DESIGN
APPROACH
On the surface,
Pentecost is a pretty straightforward project. It has
one interior set, the inside of a church built around 1200 in
the Romanesque style. Its in a small town off the main highway
in a Balkan country. Edgar gives the place a sordid history, making
it clear that the church is a metaphor for the country. As invading
powers have taken over the country, the church changed purposes
- a Byzantine church, a Catholic church, a Mosque, a stable for
Napoleon's horses, a torture chamber for the Nazis and a Museum
of the Proletariat for the Communists. Since the fall of communism,
its been a warehouse and a dump.
The difficulty
comes in a discovery made in the church. Behind a brick wall is
a fresco done when the church was built. The painting resembles
Giotto's Lamentation, but was painted before Giotto. The main
characters, a pair of art historians, come to understand that
Giotto indeed copied this painting, that the foundations of Western
art should be placed on this painting and this place rather than
on Giotto and Italy. The painting is uncovered, cleaned and prepared
to be removed from the wall during the play. So while there are
no set changes, there are "painting" changes.
As the characters
debate what would be best for their country, leaving the painting
in the church or moving it to the National Museum, a band of refugees
enter seeking asylum.

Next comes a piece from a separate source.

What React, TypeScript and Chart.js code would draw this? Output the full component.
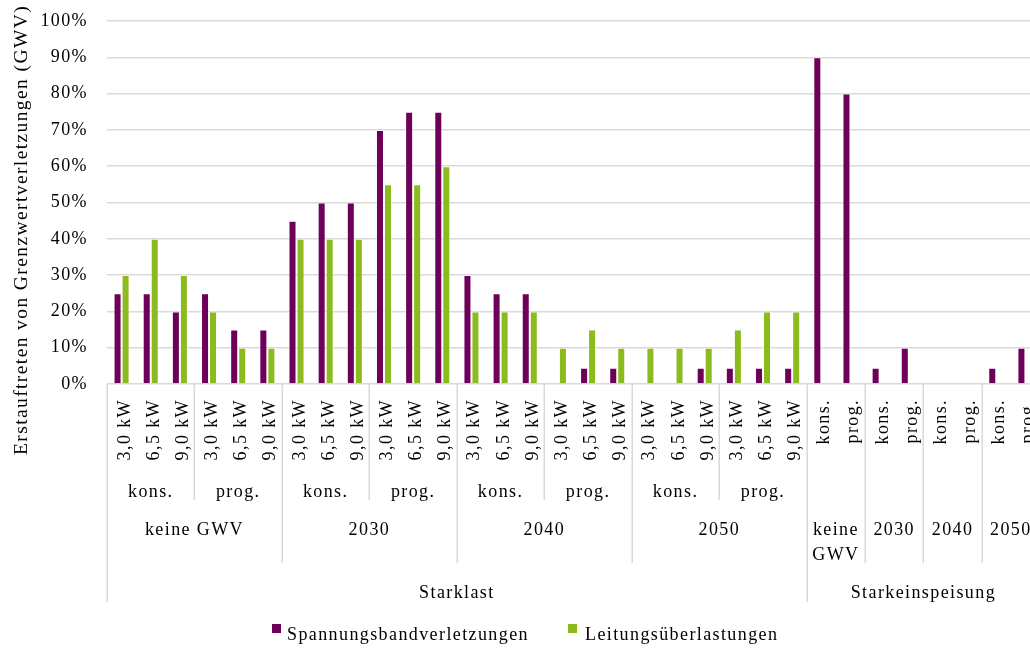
import React, { useEffect, useRef } from 'react';
import { Chart, registerables } from 'chart.js';

Chart.register(...registerables);

// ---- data ----
const categories = [
  '3,0 kW', '6,5 kW', '9,0 kW', '3,0 kW', '6,5 kW', '9,0 kW',
  '3,0 kW', '6,5 kW', '9,0 kW', '3,0 kW', '6,5 kW', '9,0 kW',
  '3,0 kW', '6,5 kW', '9,0 kW', '3,0 kW', '6,5 kW', '9,0 kW',
  '3,0 kW', '6,5 kW', '9,0 kW', '3,0 kW', '6,5 kW', '9,0 kW',
  'kons.', 'prog.', 'kons.', 'prog.', 'kons.', 'prog.', 'kons.', 'prog.',
];
const spannungsband = [
  25, 25, 20, 25, 15, 15,
  45, 50, 50, 70, 75, 75,
  30, 25, 25, 0, 4.5, 4.5,
  0, 0, 4.5, 4.5, 4.5, 4.5,
  90, 80, 4.5, 10, 0, 0, 4.5, 10,
];
const leitung = [
  30, 40, 30, 20, 10, 10,
  40, 40, 40, 55, 55, 60,
  20, 20, 20, 10, 15, 10,
  10, 10, 10, 15, 20, 20,
  0, 0, 0, 0, 0, 0, 0, 0,
];
const seriesNames = ['Spannungsbandverletzungen', 'Leitungsüberlastungen'];
const level2Labels = ['kons.', 'prog.', 'kons.', 'prog.', 'kons.', 'prog.', 'kons.', 'prog.'];
const level2Spans = [3, 3, 3, 3, 3, 3, 3, 3];
const level3Labels = ['keine GWV', '2030', '2040', '2050', 'keine\nGWV', '2030', '2040', '2050'];
const level3Spans = [6, 6, 6, 6, 2, 2, 2, 2];
const level4Labels = ['Starklast', 'Starkeinspeisung'];
const level4Spans = [24, 8];
const yTitle = 'Erstauftreten von Grenzwertverletzungen (GWV)';

const PURPLE = '#6d0059';
const GREEN = '#8cbb1e';
const TEXT = '#000000';
const GRID = '#d9d9d9';
const FONT_FAMILY = '"Liberation Serif", "Times New Roman", serif';
const FONT = `18px ${FONT_FAMILY}`;
const TITLE_FONT = `19.5px ${FONT_FAMILY}`;
const SPACING = '1.4px';

const multiLevelPlugin = {
  id: 'multiLevel',
  beforeDraw(chart: any) {
    (chart.ctx as any).letterSpacing = SPACING;
  },
  afterDraw(chart: any) {
    const ctx = chart.ctx;
    const xs = chart.scales.x;
    const ca = chart.chartArea;
    const n = categories.length;
    const cw = (xs.getPixelForValue(n - 1) - xs.getPixelForValue(0)) / (n - 1);
    const edge = (i: number) => (i < n ? xs.getPixelForValue(i) - cw / 2 : xs.getPixelForValue(n - 1) + cw / 2);

    ctx.save();
    (ctx as any).letterSpacing = SPACING;
    ctx.font = FONT;
    ctx.fillStyle = TEXT;

    // level 1 rotated labels
    categories.forEach((c, i) => {
      ctx.save();
      ctx.translate(xs.getPixelForValue(i) + 8, 399);
      ctx.rotate(-Math.PI / 2);
      ctx.textAlign = 'right';
      ctx.textBaseline = 'alphabetic';
      ctx.fillText(c, 0, 0);
      ctx.restore();
    });

    const sepEnd: Record<number, number> = {};
    const setSep = (b: number, y: number) => {
      sepEnd[b] = Math.max(sepEnd[b] || 0, y);
    };

    // level 2
    ctx.textAlign = 'center';
    ctx.textBaseline = 'alphabetic';
    let s = 0;
    level2Labels.forEach((l, k) => {
      const e = s + level2Spans[k];
      ctx.fillText(l, (edge(s) + edge(e)) / 2, 497);
      setSep(s, 500);
      setSep(e, 500);
      s = e;
    });

    // level 3
    s = 0;
    level3Labels.forEach((l, k) => {
      const e = s + level3Spans[k];
      const cx = (edge(s) + edge(e)) / 2;
      l.split('\n').forEach((line, j) => ctx.fillText(line, cx, 535 + j * 25));
      setSep(s, 563);
      setSep(e, 563);
      s = e;
    });

    // level 4
    s = 0;
    level4Labels.forEach((l, k) => {
      const e = s + level4Spans[k];
      ctx.fillText(l, (edge(s) + edge(e)) / 2, 598);
      setSep(s, 602);
      setSep(e, 602);
      s = e;
    });

    ctx.strokeStyle = GRID;
    ctx.lineWidth = 1.5;
    Object.keys(sepEnd).forEach((k) => {
      const b = Number(k);
      const x = Math.round(edge(b)) + 0.25;
      ctx.beginPath();
      ctx.moveTo(x, ca.bottom);
      ctx.lineTo(x, sepEnd[b]);
      ctx.stroke();
    });

    // y title
    ctx.save();
    ctx.font = TITLE_FONT;
    ctx.translate(27, 230);
    ctx.rotate(-Math.PI / 2);
    ctx.textAlign = 'center';
    ctx.textBaseline = 'alphabetic';
    ctx.fillText(yTitle, 0, 0);
    ctx.restore();

    // legend
    ctx.textAlign = 'left';
    ctx.textBaseline = 'alphabetic';
    ctx.fillStyle = PURPLE;
    ctx.fillRect(272, 624, 9, 9);
    ctx.fillStyle = TEXT;
    ctx.fillText(seriesNames[0], 287, 640);
    ctx.fillStyle = GREEN;
    ctx.fillRect(568, 624, 9, 9);
    ctx.fillStyle = TEXT;
    ctx.fillText(seriesNames[1], 585, 640);

    ctx.restore();
  },
};

export default function App() {
  const ref = useRef<HTMLCanvasElement | null>(null);
  useEffect(() => {
    if (!ref.current) return;
    const chart = new Chart(ref.current, {
      type: 'bar',
      data: {
        labels: categories,
        datasets: [
          {
            label: seriesNames[0],
            data: spannungsband,
            backgroundColor: PURPLE,
            borderColor: 'rgba(255,255,255,0.55)',
            borderWidth: { top: 1, left: 1, right: 1, bottom: 0 },
            barPercentage: 1,
            categoryPercentage: 0.55,
          },
          {
            label: seriesNames[1],
            data: leitung,
            backgroundColor: GREEN,
            borderColor: 'rgba(255,255,255,0.55)',
            borderWidth: { top: 1, left: 1, right: 1, bottom: 0 },
            barPercentage: 1,
            categoryPercentage: 0.55,
          },
        ],
      },
      options: {
        responsive: false,
        maintainAspectRatio: false,
        animation: false,
        layout: { padding: { top: 21, right: 6, left: 0, bottom: 0 } },
        plugins: { legend: { display: false }, tooltip: { enabled: false } },
        scales: {
          x: {
            grid: { display: false },
            border: { display: false },
            ticks: { display: false },
            afterFit: (sc: any) => {
              sc.height = 264;
            },
          },
          y: {
            min: 0,
            max: 100,
            ticks: {
              stepSize: 10,
              callback: (v: any) => `${v}%`,
              font: { family: FONT_FAMILY, size: 18 },
              color: TEXT,
              padding: 1,
            },
            grid: {
              color: GRID,
              lineWidth: 1.5,
              drawTicks: true,
              tickLength: 18,
              tickColor: 'rgba(0,0,0,0)',
            },
            border: { display: false },
            afterFit: (sc: any) => {
              sc.width = 107;
            },
          },
        },
      },
      plugins: [multiLevelPlugin],
    });
    return () => chart.destroy();
  }, []);

  return (
    <div style={{ position: 'fixed', left: 0, top: 0, width: 1030, height: 648, overflow: 'hidden', background: '#fff' }}>
      <canvas ref={ref} width={1046} height={648} style={{ display: 'block', width: 1046, height: 648 }} />
    </div>
  );
}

They hold the art folks hostage. When it
looks like the refugees might harm the hostages, a rescue is made
by blowing through a wall - the wall with the painting, of course,
destroying the cultural history of the nation.
I placed
the painting on the outside wall of the church in an apse, framed
by a wall of romanesque arches. I wanted to emphasize the scale
of both the painting and the church - it was representing the
history of an entire country. I felt that a more rustic church
would seem more real when scaled down in our theatre and
fit best with the action of the play. The restorers and historians
seem out of place in their finer clothes, but the band of refugees
fit in.
The finished
model helped show the production team just how a scenic idea could
communicate one of the more prominent points of the play. The
communists whitewashed everything - history, truth was buried
under layers of paint, In fact, every occupant buried the previous
owner's history.Every wall in the set was whitewashed, dirty with
age and cracking, revealing history bit by bit.